Weather: Although the sun was there, it politely hid behind clouds until I was safely cowering under an umbrella in the pub. For someone with sunburnt legs, this is more important than you'd think.
Distance: At around 12 miles, the walk from Cam to Painswick is pretty easy, especially when you break it halfway at a lovely countryside pub (more of which later). A slow plod comes in at around 3 miles per hour, so we're only talking about four hours of walking here, two before lunch and two after. That's really rather luxurious when the average distance on this trip is around 16 miles per day, and it changes the day's walk from a mission into a meander.
No More Climbing: Today I decided that this would be my last day on the Cotswold Way, even though the accepted End-to-End route follows it for a further day and a half. I've enjoyed my flirtation with the Way for the three days I've walked it, but I'm jacking it in early and tomorrow I'm heading north, straight to Gloucester.
The main reason is that the hazy weather is getting in the way of the escarpment views, and after three days of what appears to be pretty much the same scene, I'm a bit bored. This wouldn't normally be a problem, but as the Way insists on climbing straight up all those vertical staircases to enjoy said views, I've decided to give it a miss. In beautiful weather it would be worth the climb, but in the kind of humid oven that Gloucestershire has suddenly become, it's not a lot of fun.
The result is that today's walk was my Cotswold Way swan song, and as such it was hard to get irritated by the climbs and descents, because I know that from tomorrow I'll be kissing it all goodbye.

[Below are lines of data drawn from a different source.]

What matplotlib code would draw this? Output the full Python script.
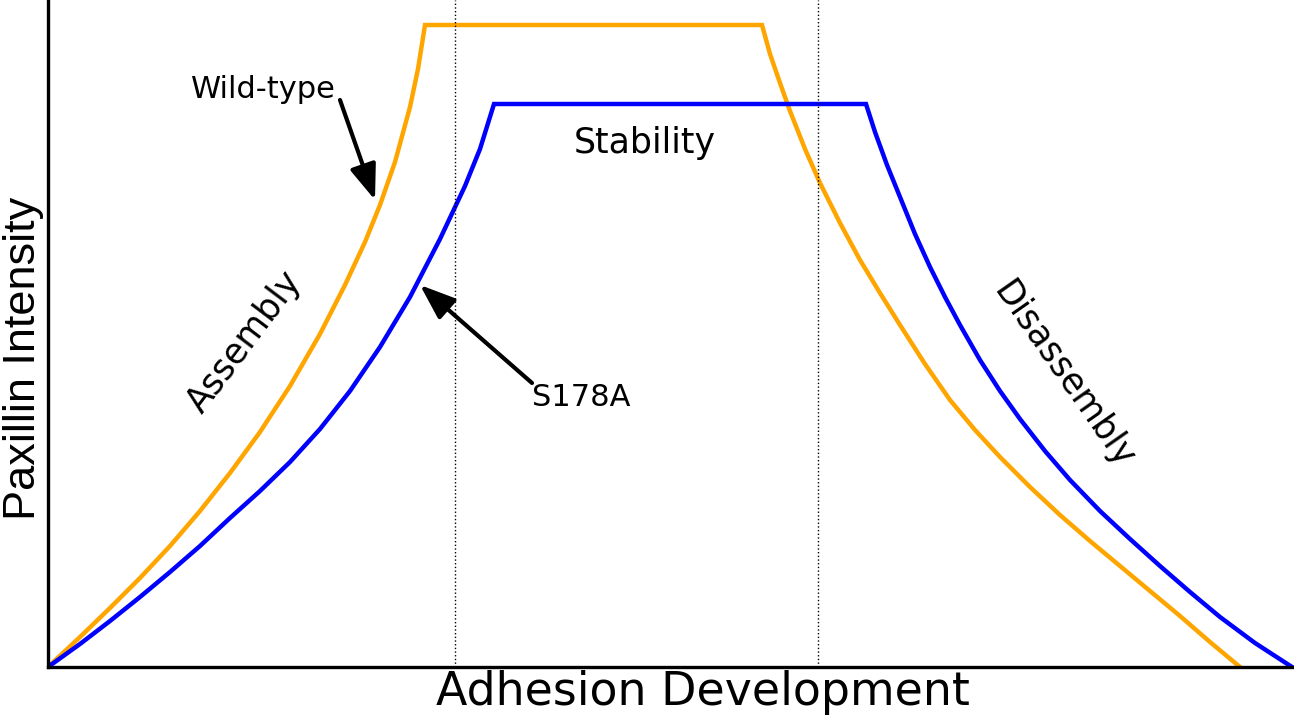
"""
粘着斑发展示意图：野生型 vs S178A 的 Paxillin 强度曲线
"""

import matplotlib
matplotlib.use('Agg')
import matplotlib.pyplot as plt

# ============================================================
# 数据（从原图读取的曲线点）
# ============================================================

wt_x = [0, 0.32, 0.62, 0.92, 1.22, 1.52, 1.82, 2.12, 2.42, 2.72, 2.97, 3.17,
        3.32, 3.47, 3.62, 3.70, 3.77,
        7.14, 7.22, 7.32, 7.42, 7.57, 7.72, 7.92, 8.12, 8.32, 8.52, 8.77,
        9.02, 9.27, 9.52, 9.82, 10.12, 10.42, 10.72, 11.02, 11.32, 11.62, 11.92]
wt_y = [0, 0.30, 0.59, 0.89, 1.21, 1.56, 1.94, 2.35, 2.81, 3.33, 3.82, 4.25,
        4.62, 5.05, 5.60, 5.98, 6.42,
        6.42, 6.13, 5.84, 5.56, 5.18, 4.84, 4.44, 4.07, 3.74, 3.42, 3.03,
        2.67, 2.37, 2.10, 1.80, 1.52, 1.26, 1.01, 0.76, 0.51, 0.25, 0]

mut_x = [0, 0.32, 0.62, 0.92, 1.22, 1.52, 1.82, 2.12, 2.42, 2.72, 3.02, 3.32,
         3.62, 3.92, 4.17, 4.32, 4.46,
         8.18, 8.27, 8.39, 8.52, 8.67, 8.82, 8.97, 9.12, 9.32, 9.52, 9.72,
         9.97, 10.22, 10.52, 10.82, 11.12, 11.42, 11.72, 12.07, 12.44]
mut_y = [0, 0.23, 0.46, 0.70, 0.95, 1.21, 1.49, 1.76, 2.05, 2.38, 2.76, 3.20,
         3.70, 4.28, 4.81, 5.18, 5.63,
         5.63, 5.35, 5.02, 4.70, 4.33, 4.00, 3.70, 3.42, 3.07, 2.76, 2.48,
         2.16, 1.87, 1.56, 1.28, 1.01, 0.75, 0.50, 0.24, 0]

phase_bounds = [4.07, 7.70]   # 阶段分界（虚线）

# ============================================================
# 绘图
# ============================================================

fig = plt.figure(figsize=(12.94, 7.17), dpi=100)
ax = fig.add_axes([48 / 1294, 50 / 717, 1246 / 1294, 667 / 717])

ax.plot(wt_x, wt_y, color='#FFA500', linewidth=3.2, solid_joinstyle='miter')
ax.plot(mut_x, mut_y, color='#0000FF', linewidth=3.2, solid_joinstyle='miter')

for xb in phase_bounds:
    ax.axvline(xb, color='black', linestyle=':', linewidth=1.0)

ax.set_xlim(0, 12.46)
ax.set_ylim(0, 6.67)
ax.set_xticks([])
ax.set_yticks([])
for side in ['top', 'right']:
    ax.spines[side].set_visible(False)
for side in ['left', 'bottom']:
    ax.spines[side].set_linewidth(2.4)

ax.set_xlabel('Adhesion Development', fontsize=33, family='DejaVu Sans')
ax.set_ylabel('Paxillin Intensity', fontsize=32.5, family='Liberation Sans')
ax.xaxis.set_label_coords(0.526, -0.004)
ax.yaxis.set_label_coords(-0.003, 0.463)

# 阶段标注
ax.text(5.97, 5.24, 'Stability', fontsize=25, ha='center', va='center')
ax.text(1.97, 3.25, 'Assembly', fontsize=25, ha='center', va='center', rotation=53)
ax.text(10.15, 2.92, 'Disassembly', fontsize=25, ha='center', va='center', rotation=-55)

# 箭头标注
arrow_kw = dict(arrowstyle='-|>,head_length=0.72,head_width=0.27', color='black',
                lw=3, shrinkA=0, shrinkB=0, mutation_scale=30)
ax.text(2.15, 5.77, 'Wild-type', fontsize=22, ha='center', va='center')
ax.annotate('', xy=(3.27, 4.67), xytext=(2.92, 5.67), arrowprops=arrow_kw)
ax.text(5.33, 2.69, 'S178A', fontsize=22, ha='center', va='center')
ax.annotate('', xy=(3.72, 3.82), xytext=(4.84, 2.84), arrowprops=arrow_kw)

plt.savefig('out.png', dpi=100)
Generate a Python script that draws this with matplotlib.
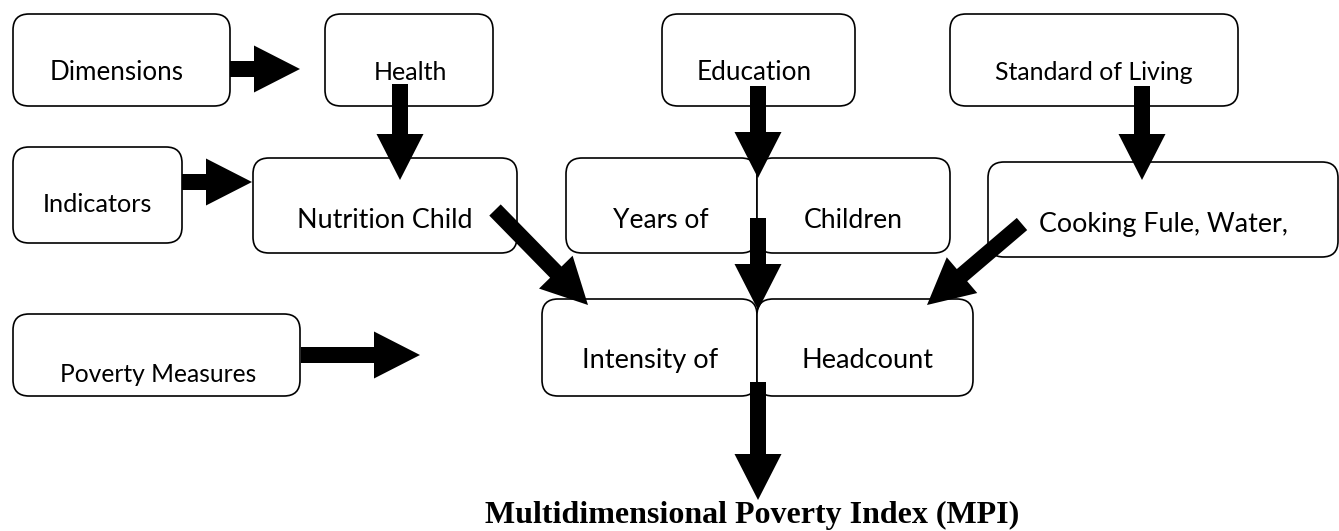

No More Committee Walking: Peta and I spent my rest day on Saturday exploring the area around Painswick, wandering up hills like Cam Long Down and reeling in the tropical heat, so when I resumed my slow plod north, I was able to miss out the parts of the Way that we'd already seen together. The result was that today's walk was a much shorter and snappier affair that avoided most of the climbs, most of the descents, and most of the committee's not-so-clever decisions.
This was good because I've had enough of all the dithering around that the Way does. Barry was right; the Cotswold Way was designed by a committee, and it feels like it. Yet again today saw a stupid hand-shaped detour, this time around Haresfield Hill, and yet again I managed to avoid it with a judicious ten-minute road diversion. The Cotswold Way is a walk for people with time to spare, but I'm enjoying the feeling of heading north and making progress to distant John o'Groats, so that's another reason to wave goodbye to the Way.
Pub Lunch: So instead of all the climbing and meandering, I walked for a couple of hours north to Randwick, a little village north of Stroud, where I met Peta in a pub and sat out the hot part of the day in the company of a roast dinner and a couple of pints of IPA. The difference this made to the day's walking was tremendous; in the morning it drove me on, giving me a reason to walk, and in the afternoon it ensured that the trail slipped by in a happy haze of hops.
Drinking and walking is an interesting combination, though it can play havoc with your navigational skills. Luckily it was only about three or four miles from the pub to my B&B in Painswick, and I took it slowly, enjoying the pleasant feeling of loping along with a couple of pints and a roast dinner inside. Not surprisingly the day shot past, and the next thing I knew I was sitting in another pub in Painswick, tucking into my third big meal of the day and testing the local brew, just to make sure it hadn't changed too much in the 12 miles since Cam. It hadn't.
Company: I mentioned meeting Peta for lunch, and it transformed the day. I can only imagine what it's like to have your partner along on a walk like this, but the thought of sharing this walk really appeals to me. I'm not talking about the actual walking so much, as that depends on the compatibility of walking styles and stamina, but I've met a couple of people who go off walking while their partners take the car and meet them in the pub at lunchtime and in the B&B at the end of the day. This sounds like bliss to me; you get company when you're not concentrating on the walk, someone to sort out the accommodation, someone to carry all the maps and things, and someone to lean on when the going gets tough. But best of all you get to have your girlfriend along; for me, that would be enough to transform it from a super-long challenge walk into a holiday.
All these happy coincidences conspired to make a very pleasant day's walking indeed; OK, the End-to-End is a roller-coaster and no doubt things will hit rock bottom again soon, but when you're riding at the top of the curve and things are back on track, it feels good.
As an added bonus Painswick is a lovely place, a typical Cotswold village that has a church with a monstrous spire, 99 beautifully crafted yew trees in the churchyard, and at least one lovely pub in shape of the Falcon (I didn't manage to visit the other pub in Painswick, though it also came highly recommended). The only fly in the ointment was the Falcon's music system, which got itself stuck on just one song that it played again and again, around and around, all night.